◆ EXERCISE AIM
Retype exactly the lines from the first one through the line with "const font = 'Liberation", including both ends; skip any pictures.

___ PROVIDED MATERIAL ___

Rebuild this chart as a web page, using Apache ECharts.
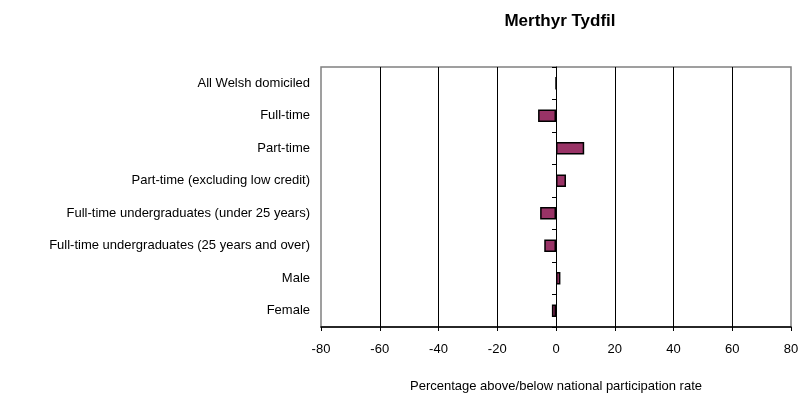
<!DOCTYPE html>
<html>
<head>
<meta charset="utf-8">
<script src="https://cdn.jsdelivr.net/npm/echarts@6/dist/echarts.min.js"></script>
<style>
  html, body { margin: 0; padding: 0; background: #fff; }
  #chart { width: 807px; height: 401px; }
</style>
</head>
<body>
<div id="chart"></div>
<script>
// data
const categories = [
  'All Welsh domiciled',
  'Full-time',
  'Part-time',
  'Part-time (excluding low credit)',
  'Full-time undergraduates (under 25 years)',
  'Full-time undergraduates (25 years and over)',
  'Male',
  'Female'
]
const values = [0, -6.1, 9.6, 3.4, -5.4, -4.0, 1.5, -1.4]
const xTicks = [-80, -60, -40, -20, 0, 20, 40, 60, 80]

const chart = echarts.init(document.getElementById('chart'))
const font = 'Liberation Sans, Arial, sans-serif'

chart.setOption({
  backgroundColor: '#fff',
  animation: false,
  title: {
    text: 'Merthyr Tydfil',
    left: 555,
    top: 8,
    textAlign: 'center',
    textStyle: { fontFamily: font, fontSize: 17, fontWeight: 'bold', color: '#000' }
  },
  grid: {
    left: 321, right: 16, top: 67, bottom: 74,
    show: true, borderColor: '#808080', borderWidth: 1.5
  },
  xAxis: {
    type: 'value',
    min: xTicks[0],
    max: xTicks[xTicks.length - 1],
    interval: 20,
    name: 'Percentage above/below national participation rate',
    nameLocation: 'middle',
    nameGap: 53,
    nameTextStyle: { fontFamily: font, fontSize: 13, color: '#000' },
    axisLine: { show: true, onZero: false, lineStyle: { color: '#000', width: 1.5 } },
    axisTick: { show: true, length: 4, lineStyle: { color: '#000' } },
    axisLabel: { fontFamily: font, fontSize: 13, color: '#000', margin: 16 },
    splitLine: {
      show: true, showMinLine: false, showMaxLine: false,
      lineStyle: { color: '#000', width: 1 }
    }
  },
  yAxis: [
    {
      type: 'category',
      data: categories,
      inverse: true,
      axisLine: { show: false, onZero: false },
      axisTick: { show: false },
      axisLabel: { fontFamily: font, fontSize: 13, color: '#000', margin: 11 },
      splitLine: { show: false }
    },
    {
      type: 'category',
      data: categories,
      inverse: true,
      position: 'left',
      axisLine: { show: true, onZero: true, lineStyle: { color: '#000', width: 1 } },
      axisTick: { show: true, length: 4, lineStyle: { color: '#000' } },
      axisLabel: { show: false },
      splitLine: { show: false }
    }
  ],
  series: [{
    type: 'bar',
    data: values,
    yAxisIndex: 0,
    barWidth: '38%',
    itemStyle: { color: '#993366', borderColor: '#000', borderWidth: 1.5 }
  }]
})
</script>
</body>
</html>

___

◆ REPLY
Rebuild this chart as a web page, using Apache ECharts.
<!DOCTYPE html>
<html>
<head>
<meta charset="utf-8">
<script src="https://cdn.jsdelivr.net/npm/echarts@6/dist/echarts.min.js"></script>
<style>
  html, body { margin: 0; padding: 0; background: #fff; }
  #chart { width: 807px; height: 401px; }
</style>
</head>
<body>
<div id="chart"></div>
<script>
// data
const categories = [
  'All Welsh domiciled',
  'Full-time',
  'Part-time',
  'Part-time (excluding low credit)',
  'Full-time undergraduates (under 25 years)',
  'Full-time undergraduates (25 years and over)',
  'Male',
  'Female'
]
const values = [0, -6.1, 9.6, 3.4, -5.4, -4.0, 1.5, -1.4]
const xTicks = [-80, -60, -40, -20, 0, 20, 40, 60, 80]

const chart = echarts.init(document.getElementById('chart'))
const font = 'Liberation Sans, Arial, sans-serif'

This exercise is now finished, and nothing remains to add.